## To be done:
Set out each line from the following listing that includes the word "drawn".

######

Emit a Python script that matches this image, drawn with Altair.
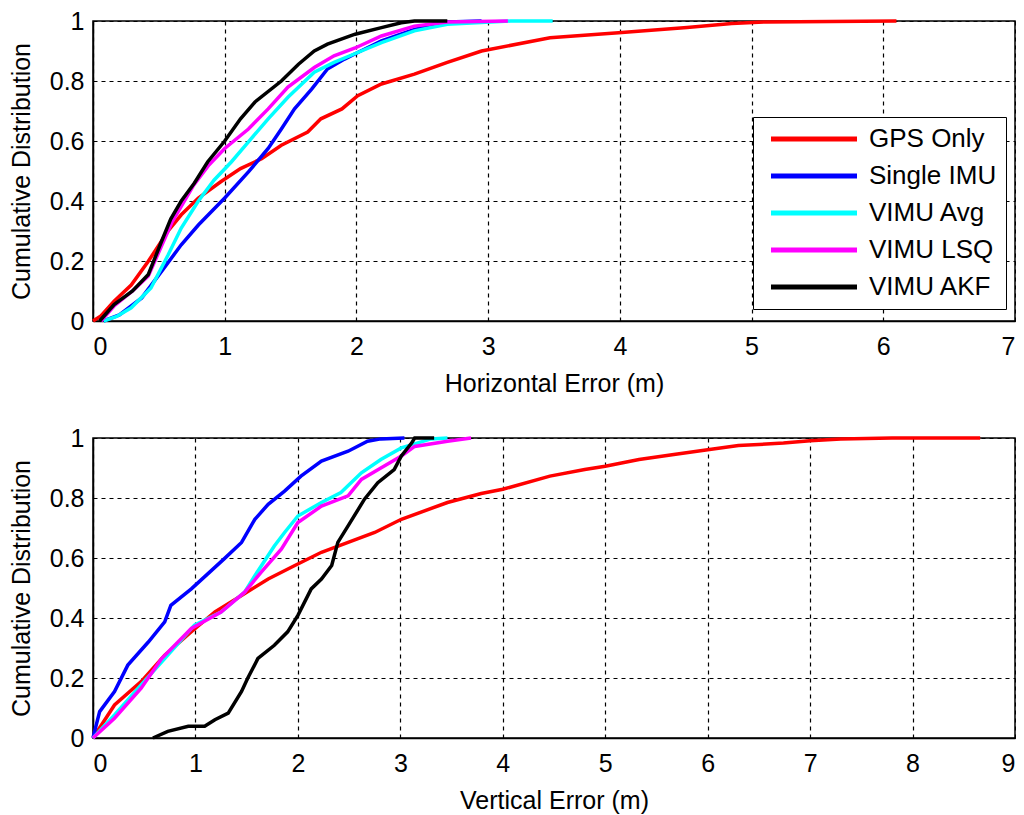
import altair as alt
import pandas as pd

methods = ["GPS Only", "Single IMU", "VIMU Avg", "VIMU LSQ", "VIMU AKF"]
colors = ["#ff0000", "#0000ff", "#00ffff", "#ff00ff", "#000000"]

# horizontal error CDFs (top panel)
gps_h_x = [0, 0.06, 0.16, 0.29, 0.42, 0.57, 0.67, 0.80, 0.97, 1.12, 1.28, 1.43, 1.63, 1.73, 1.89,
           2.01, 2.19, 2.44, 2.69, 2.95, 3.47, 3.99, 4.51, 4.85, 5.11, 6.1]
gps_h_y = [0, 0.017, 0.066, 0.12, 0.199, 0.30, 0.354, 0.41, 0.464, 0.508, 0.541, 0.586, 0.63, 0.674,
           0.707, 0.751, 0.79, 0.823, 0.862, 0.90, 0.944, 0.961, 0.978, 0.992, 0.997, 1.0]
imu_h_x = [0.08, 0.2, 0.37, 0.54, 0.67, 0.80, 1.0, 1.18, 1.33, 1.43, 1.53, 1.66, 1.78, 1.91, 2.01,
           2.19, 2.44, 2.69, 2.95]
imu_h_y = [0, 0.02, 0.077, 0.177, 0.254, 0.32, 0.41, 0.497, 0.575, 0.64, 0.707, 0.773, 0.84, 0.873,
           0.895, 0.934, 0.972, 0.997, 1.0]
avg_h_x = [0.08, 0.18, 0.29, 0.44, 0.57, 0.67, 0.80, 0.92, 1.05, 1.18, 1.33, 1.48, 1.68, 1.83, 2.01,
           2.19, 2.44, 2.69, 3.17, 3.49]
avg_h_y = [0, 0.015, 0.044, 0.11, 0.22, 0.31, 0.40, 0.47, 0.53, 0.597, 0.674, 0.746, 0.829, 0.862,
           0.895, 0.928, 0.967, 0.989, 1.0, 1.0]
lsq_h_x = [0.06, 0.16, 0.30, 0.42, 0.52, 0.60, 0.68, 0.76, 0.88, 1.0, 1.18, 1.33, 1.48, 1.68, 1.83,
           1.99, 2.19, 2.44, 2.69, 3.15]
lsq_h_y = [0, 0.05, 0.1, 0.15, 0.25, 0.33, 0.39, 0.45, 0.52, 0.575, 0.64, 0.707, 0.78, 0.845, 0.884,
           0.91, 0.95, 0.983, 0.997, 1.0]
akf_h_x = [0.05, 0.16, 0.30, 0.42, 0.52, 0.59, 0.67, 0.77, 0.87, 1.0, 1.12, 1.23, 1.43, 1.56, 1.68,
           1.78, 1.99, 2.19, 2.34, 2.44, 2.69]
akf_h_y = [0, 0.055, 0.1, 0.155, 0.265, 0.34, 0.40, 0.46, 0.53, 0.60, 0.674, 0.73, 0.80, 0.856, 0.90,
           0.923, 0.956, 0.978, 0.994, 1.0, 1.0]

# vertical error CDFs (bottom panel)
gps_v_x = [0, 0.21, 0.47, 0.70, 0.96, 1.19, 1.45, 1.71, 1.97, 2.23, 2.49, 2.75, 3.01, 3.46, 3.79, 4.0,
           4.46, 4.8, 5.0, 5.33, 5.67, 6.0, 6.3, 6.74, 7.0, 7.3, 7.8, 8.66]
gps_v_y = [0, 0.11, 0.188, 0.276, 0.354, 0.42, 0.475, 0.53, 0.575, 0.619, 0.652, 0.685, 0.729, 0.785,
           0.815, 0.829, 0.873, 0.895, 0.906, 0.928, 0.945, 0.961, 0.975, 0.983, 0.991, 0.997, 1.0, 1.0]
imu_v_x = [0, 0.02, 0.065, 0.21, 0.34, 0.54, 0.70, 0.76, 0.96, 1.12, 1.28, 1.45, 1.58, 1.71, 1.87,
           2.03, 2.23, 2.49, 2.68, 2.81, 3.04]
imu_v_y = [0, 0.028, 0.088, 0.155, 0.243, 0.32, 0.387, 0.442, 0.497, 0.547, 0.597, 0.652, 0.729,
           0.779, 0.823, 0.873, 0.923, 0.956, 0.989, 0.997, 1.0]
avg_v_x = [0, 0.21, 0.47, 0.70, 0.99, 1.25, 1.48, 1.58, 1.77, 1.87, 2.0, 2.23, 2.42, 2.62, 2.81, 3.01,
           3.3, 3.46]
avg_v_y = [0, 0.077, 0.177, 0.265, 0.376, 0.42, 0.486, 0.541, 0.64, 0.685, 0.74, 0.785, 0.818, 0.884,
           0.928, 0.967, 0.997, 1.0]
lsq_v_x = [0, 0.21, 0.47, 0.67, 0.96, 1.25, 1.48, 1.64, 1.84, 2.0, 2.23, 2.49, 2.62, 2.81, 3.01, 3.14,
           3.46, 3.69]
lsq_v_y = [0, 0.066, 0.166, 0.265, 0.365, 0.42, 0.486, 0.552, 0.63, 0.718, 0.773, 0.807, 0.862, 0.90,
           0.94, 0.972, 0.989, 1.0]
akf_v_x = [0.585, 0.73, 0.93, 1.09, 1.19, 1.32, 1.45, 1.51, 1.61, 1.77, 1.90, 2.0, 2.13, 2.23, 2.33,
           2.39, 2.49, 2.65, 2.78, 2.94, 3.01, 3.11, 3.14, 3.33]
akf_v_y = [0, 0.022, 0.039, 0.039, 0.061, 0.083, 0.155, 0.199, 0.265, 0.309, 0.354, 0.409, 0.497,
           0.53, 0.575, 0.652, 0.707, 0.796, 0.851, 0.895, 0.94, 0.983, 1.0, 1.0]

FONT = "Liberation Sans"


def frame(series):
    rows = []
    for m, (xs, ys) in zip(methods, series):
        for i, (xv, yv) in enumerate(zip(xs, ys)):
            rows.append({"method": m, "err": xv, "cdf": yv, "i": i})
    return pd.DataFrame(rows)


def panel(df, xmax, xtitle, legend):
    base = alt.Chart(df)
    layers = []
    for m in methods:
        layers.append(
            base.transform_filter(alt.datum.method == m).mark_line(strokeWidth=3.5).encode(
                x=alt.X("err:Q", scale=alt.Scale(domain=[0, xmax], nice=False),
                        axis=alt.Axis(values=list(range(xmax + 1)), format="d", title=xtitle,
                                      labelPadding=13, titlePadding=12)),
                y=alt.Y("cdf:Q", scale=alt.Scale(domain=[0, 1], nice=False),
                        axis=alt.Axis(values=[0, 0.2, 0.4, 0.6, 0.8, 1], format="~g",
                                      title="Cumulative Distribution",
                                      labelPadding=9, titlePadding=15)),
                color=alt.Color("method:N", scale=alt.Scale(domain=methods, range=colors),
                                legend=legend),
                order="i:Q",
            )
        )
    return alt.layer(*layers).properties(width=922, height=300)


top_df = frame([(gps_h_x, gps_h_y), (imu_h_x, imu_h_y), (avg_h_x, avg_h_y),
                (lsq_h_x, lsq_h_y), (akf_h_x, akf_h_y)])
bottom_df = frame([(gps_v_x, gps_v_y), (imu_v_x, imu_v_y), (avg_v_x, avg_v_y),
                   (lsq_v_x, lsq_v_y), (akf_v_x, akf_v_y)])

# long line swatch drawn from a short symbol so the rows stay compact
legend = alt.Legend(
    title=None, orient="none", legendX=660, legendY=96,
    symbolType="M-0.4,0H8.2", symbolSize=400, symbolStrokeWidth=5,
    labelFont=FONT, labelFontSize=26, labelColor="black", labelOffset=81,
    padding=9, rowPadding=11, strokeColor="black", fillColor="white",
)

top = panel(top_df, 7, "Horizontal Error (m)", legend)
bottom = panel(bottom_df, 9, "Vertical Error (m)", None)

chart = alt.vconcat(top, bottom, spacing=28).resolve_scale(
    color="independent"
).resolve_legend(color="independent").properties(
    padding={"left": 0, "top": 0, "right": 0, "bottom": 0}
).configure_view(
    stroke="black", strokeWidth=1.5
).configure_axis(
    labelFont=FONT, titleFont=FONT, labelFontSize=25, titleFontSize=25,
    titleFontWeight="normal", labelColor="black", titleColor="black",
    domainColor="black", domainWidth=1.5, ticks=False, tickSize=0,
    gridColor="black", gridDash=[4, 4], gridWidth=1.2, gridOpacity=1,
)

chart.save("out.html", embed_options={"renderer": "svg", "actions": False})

######

## Solution to this task:
Emit a Python script that matches this image, drawn with Altair.
# long line swatch drawn from a short symbol so the rows stay compact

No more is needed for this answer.